Mobile Abattoirs, Regional Ag Research, and Control of Phragmites
Guelph, ON – Oct. 12, 2016.
Red Tape Challenge
This summer the government opened their Red Tape Challenge to regulations governing the Food Processing Industry. The CFFO’s comments focused on the importance of our current marketing regulations for both supply management and marketing boards in Ontario. The CFFO supports the marketing board model of negotiating prices between producers and processors, which ensures fair consideration of the needs of both parties, and creates a stable business environment for farm and processing businesses to invest based on predictable pricing. Supply management ensures farmers are receiving a fair price for the product they produce, and that there is a stable supply for processors and consumers.
The CFFO saw room for some improvement in land use protections on farmland, and in meat processing regulations. CFFO argued for greater protections on farmland, which is a limited resource, through land use planning policy. These protections are vital to ensuring the long-term prosperity of farming in Ontario.

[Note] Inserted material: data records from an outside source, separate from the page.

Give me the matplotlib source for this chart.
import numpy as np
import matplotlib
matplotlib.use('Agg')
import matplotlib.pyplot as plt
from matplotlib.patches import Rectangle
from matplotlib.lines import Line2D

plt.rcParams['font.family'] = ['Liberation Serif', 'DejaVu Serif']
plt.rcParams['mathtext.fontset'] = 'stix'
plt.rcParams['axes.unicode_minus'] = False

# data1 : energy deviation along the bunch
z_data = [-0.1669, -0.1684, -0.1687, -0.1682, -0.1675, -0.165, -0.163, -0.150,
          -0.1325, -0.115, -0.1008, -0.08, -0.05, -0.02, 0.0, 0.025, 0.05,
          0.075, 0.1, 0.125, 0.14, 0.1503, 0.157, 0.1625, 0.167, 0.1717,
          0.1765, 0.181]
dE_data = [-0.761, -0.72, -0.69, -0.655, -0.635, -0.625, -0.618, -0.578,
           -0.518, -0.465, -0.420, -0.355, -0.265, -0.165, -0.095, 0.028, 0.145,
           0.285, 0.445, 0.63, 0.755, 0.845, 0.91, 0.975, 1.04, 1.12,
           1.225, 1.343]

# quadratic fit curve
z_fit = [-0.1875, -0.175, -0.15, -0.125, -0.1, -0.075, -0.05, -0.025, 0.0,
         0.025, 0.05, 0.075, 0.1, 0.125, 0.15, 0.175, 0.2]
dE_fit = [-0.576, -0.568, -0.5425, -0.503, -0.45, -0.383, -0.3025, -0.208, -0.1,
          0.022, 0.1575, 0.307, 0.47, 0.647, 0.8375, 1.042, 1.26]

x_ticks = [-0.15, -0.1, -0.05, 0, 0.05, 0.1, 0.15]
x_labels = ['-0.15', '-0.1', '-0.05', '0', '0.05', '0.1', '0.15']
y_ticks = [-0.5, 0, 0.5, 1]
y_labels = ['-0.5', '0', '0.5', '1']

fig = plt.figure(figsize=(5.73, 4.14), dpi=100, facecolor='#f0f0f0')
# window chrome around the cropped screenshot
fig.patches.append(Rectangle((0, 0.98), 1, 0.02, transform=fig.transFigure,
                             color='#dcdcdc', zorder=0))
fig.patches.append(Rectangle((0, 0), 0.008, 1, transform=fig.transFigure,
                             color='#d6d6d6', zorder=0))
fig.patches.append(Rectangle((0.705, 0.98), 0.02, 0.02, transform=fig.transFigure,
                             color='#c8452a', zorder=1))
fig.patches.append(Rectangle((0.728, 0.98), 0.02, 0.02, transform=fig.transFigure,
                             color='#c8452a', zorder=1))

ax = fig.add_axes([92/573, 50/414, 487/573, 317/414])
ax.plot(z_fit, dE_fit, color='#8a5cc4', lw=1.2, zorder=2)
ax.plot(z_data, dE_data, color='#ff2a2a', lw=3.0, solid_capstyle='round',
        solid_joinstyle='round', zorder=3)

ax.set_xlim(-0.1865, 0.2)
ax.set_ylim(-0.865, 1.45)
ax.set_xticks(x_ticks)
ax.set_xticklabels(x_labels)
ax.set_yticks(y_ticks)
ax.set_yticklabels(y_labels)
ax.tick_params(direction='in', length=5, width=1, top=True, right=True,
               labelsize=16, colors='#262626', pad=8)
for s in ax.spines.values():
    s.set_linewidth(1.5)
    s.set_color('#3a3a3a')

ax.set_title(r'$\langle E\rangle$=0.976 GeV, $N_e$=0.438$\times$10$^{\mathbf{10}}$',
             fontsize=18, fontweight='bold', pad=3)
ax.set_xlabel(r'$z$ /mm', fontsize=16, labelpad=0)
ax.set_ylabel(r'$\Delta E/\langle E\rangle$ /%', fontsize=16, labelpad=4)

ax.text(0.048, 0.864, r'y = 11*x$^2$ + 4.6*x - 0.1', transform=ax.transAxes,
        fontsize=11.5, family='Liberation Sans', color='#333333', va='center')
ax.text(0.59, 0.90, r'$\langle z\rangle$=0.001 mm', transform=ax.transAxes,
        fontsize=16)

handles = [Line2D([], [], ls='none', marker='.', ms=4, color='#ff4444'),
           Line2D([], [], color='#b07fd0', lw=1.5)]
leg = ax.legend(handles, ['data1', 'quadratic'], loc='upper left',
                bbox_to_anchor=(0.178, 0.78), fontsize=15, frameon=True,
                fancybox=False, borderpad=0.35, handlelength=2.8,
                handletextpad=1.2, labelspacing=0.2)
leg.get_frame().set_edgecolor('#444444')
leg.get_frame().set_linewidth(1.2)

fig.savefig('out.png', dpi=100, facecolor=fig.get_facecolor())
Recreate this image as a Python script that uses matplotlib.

While CFFO recognizes that the meat regulations have been effective in ensuring food safety and proper treatment of animals, there needs to be flexibility to allow for different sized abattoirs. The CFFO encourages the government to consider what would be required to allow mobile abattoir units to serve remote areas, or other regions where a mobile abattoir would best serve the needs of the locale.
Northern Ontario Agriculture, Aquaculture and Food Processing Sector Strategy
In response to the government discussion paper on expanding agriculture in northern Ontario, the CFFO emphasized four key areas where government should invest. All four are aimed at ensuring the foundations are in place for prosperous communities and thus successful businesses, and include transportation, key infrastructure, support for community organizations, and for agricultural research. Government should limit the amount it invests into businesses themselves, because relying too heavily on financial support is not best for long-term industry sustainability. The CFFO is confident that once the market is established, businesses will expand on their own.
The CFFO recognizes the importance of protecting our ecosystems from the negative impacts or potential negative impacts of problematic invasive species. We hope that inclusion under the Invasive Species Act will be the first step in working to control those species which are already establishing themselves in the province. In particular, CFFO encourages the Minister to implement a “Prevention and Response Plan” with respect to the spread of phragmites australis subsp. australis, which is now established in many areas and causing damage to wetlands and beaches. Wetlands are integral to maintaining water quality and quantity which is a key benefit for farmers.